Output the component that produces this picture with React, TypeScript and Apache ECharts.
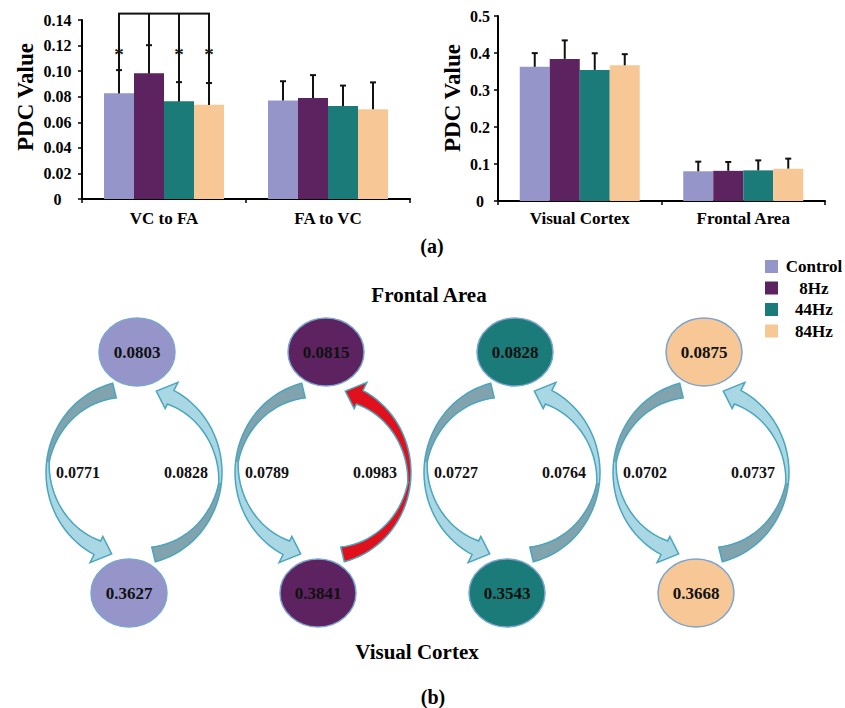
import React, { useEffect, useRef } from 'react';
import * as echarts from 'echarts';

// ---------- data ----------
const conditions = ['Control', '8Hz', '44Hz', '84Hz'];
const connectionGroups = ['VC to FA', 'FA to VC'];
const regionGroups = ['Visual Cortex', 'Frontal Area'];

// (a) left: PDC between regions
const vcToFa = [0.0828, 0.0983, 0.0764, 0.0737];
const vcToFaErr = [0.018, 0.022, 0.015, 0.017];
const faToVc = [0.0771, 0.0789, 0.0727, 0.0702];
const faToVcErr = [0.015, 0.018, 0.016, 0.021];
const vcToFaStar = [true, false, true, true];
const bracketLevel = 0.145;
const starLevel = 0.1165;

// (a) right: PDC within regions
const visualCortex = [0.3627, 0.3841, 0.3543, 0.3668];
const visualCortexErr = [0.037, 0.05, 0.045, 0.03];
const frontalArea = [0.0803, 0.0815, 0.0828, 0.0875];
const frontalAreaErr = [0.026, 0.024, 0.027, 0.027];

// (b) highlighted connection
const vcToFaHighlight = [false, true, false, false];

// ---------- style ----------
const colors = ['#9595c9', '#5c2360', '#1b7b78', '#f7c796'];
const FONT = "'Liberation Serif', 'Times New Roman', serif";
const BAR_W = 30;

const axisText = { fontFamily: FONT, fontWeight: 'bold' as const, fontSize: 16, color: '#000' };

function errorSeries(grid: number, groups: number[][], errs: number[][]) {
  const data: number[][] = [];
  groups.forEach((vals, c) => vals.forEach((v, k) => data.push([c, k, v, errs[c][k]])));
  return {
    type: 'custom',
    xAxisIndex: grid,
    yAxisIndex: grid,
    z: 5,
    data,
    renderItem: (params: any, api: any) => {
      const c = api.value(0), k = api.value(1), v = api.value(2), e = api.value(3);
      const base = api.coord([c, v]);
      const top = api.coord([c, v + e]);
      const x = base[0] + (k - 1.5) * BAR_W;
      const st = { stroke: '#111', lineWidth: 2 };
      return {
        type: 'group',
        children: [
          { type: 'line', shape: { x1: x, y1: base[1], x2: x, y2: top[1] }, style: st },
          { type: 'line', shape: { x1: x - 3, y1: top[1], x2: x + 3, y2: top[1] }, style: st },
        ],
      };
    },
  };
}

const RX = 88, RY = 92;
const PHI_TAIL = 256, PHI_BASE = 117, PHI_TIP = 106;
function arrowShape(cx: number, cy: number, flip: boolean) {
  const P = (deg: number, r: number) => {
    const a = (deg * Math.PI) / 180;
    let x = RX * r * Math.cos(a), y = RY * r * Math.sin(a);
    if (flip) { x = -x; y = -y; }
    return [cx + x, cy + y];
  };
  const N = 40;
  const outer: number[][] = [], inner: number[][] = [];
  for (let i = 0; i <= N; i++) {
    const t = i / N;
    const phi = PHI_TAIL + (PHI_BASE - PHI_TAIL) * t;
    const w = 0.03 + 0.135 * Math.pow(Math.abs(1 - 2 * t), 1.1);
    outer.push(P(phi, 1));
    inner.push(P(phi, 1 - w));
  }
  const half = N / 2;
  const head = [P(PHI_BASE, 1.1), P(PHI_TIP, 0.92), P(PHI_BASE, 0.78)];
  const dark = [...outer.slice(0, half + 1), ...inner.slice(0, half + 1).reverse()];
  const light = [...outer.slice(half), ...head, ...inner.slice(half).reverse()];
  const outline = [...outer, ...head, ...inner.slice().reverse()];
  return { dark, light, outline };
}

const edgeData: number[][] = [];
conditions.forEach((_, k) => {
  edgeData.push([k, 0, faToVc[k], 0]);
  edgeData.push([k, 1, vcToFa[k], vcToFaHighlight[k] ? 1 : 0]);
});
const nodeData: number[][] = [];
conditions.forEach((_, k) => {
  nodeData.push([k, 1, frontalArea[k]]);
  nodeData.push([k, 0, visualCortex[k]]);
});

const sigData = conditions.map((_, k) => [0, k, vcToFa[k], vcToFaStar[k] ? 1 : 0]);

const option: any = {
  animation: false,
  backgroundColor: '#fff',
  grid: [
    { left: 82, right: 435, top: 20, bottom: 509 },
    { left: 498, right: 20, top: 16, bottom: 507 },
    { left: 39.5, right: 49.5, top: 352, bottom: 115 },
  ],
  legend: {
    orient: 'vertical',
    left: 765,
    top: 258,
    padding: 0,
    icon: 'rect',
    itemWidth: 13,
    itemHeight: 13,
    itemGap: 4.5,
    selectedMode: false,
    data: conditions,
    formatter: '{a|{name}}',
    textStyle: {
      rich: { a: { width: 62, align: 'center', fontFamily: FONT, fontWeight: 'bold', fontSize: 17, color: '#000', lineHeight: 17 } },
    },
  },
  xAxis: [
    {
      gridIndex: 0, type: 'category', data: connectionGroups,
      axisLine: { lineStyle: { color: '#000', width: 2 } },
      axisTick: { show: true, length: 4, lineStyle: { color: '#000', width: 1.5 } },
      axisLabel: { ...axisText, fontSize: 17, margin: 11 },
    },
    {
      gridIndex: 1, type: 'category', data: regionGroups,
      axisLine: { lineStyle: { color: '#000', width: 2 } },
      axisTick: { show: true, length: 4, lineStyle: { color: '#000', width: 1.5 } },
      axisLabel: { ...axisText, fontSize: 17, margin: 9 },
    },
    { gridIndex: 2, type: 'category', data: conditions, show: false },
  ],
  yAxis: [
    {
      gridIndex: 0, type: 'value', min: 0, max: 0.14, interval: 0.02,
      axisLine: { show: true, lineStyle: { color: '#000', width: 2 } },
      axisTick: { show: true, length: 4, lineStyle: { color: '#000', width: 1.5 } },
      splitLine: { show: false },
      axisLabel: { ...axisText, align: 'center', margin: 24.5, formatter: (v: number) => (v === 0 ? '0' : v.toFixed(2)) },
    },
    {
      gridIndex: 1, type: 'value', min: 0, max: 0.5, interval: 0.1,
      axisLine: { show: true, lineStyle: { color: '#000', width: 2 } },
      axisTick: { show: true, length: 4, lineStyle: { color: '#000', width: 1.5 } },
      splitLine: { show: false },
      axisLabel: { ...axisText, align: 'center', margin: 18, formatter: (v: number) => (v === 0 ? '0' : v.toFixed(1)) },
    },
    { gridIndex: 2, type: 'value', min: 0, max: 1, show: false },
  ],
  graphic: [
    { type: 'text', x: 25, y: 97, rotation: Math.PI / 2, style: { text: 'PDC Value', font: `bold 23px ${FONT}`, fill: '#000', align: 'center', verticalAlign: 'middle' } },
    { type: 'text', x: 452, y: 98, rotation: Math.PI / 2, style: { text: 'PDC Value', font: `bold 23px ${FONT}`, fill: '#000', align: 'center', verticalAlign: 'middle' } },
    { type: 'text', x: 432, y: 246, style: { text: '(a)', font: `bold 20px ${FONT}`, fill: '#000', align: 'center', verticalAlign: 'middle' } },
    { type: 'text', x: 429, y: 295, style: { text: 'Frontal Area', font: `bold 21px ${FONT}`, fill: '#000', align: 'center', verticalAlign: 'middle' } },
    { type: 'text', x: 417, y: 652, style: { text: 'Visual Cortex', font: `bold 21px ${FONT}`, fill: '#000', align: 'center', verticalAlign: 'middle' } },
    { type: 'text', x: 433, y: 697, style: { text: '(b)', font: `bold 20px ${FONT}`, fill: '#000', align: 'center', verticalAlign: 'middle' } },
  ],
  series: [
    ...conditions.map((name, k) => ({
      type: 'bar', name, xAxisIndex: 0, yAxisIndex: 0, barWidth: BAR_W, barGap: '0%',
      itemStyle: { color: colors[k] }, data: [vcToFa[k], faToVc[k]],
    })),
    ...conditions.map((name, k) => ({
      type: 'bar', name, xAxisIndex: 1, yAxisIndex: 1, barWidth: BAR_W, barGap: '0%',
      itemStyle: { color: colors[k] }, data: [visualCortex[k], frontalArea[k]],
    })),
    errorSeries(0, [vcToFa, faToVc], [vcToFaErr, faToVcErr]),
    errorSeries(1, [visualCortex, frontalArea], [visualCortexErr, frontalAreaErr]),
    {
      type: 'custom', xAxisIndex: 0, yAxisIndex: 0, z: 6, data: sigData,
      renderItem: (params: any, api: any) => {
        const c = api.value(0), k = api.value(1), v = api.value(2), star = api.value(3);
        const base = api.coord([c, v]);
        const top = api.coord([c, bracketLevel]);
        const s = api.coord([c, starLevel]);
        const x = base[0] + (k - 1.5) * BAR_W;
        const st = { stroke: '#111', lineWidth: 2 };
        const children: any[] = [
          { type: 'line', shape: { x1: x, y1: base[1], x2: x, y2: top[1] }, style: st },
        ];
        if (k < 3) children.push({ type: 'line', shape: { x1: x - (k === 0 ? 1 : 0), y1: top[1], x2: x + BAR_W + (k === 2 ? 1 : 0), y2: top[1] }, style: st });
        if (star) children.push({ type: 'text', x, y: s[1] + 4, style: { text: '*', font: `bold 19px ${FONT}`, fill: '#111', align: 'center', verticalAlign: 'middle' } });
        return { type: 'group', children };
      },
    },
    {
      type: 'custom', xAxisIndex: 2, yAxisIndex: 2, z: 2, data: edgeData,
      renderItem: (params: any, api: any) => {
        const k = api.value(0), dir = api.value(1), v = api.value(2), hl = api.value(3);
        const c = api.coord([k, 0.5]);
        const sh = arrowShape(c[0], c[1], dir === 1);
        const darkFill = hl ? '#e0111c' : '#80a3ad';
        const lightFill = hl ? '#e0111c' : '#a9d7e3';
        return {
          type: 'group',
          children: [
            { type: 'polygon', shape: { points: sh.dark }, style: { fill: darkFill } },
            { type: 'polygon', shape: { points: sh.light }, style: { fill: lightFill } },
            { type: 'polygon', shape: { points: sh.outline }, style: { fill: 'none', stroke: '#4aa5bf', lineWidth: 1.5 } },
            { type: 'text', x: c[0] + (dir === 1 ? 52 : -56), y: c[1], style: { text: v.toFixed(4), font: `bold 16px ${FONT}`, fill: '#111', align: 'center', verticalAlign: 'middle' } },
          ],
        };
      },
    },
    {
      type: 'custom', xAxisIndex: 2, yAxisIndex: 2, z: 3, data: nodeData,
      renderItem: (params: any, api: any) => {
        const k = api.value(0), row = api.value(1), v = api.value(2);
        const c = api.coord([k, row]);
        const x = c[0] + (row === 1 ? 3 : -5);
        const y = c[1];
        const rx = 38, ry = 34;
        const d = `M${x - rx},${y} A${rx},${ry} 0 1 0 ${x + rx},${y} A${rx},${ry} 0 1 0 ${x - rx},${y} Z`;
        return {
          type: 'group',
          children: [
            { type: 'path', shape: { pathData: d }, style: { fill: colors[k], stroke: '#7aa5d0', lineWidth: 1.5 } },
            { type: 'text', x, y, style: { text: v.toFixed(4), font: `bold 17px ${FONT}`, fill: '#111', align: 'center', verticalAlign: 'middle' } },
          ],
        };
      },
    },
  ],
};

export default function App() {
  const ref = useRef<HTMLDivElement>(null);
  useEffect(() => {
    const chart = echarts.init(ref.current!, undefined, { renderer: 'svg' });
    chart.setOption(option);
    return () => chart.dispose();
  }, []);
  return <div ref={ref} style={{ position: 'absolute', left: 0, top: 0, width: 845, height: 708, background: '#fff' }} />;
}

* * *

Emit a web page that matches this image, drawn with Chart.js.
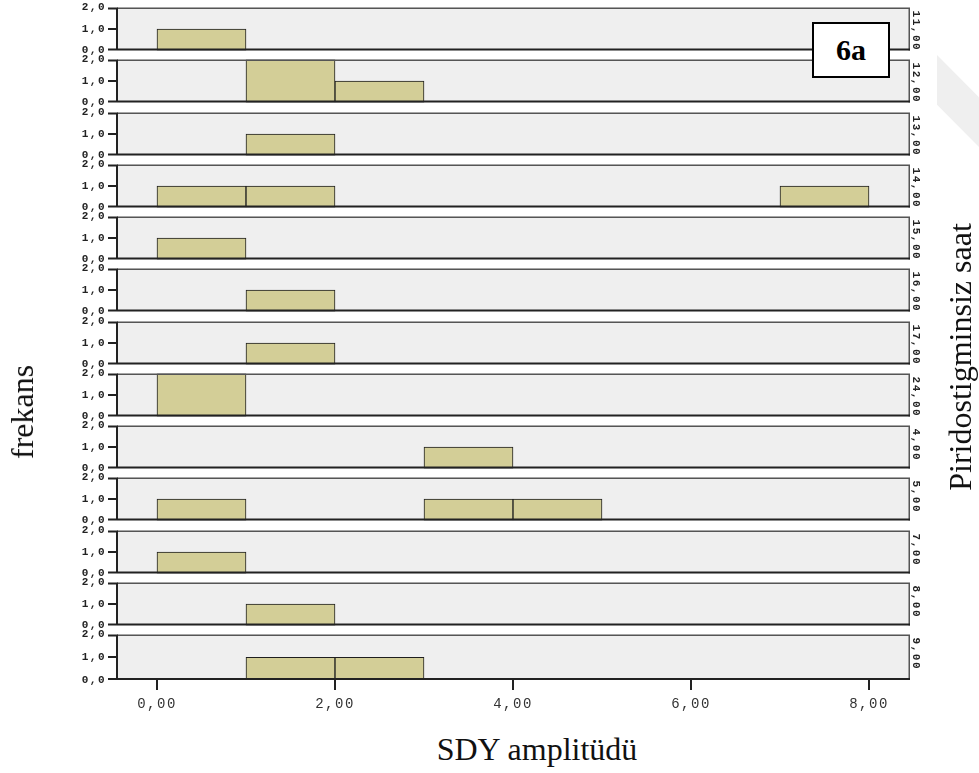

GIVEN TASK: Among the entries above, take the lines from the one with "Output the component" through the one with "const regionGroups = ['Visual" and retype them exactly, leaving out the pictures.

ANSWER IN FULL:
Output the component that produces this picture with React, TypeScript and Apache ECharts.
import React, { useEffect, useRef } from 'react';
import * as echarts from 'echarts';

// ---------- data ----------
const conditions = ['Control', '8Hz', '44Hz', '84Hz'];
const connectionGroups = ['VC to FA', 'FA to VC'];
const regionGroups = ['Visual Cortex', 'Frontal Area'];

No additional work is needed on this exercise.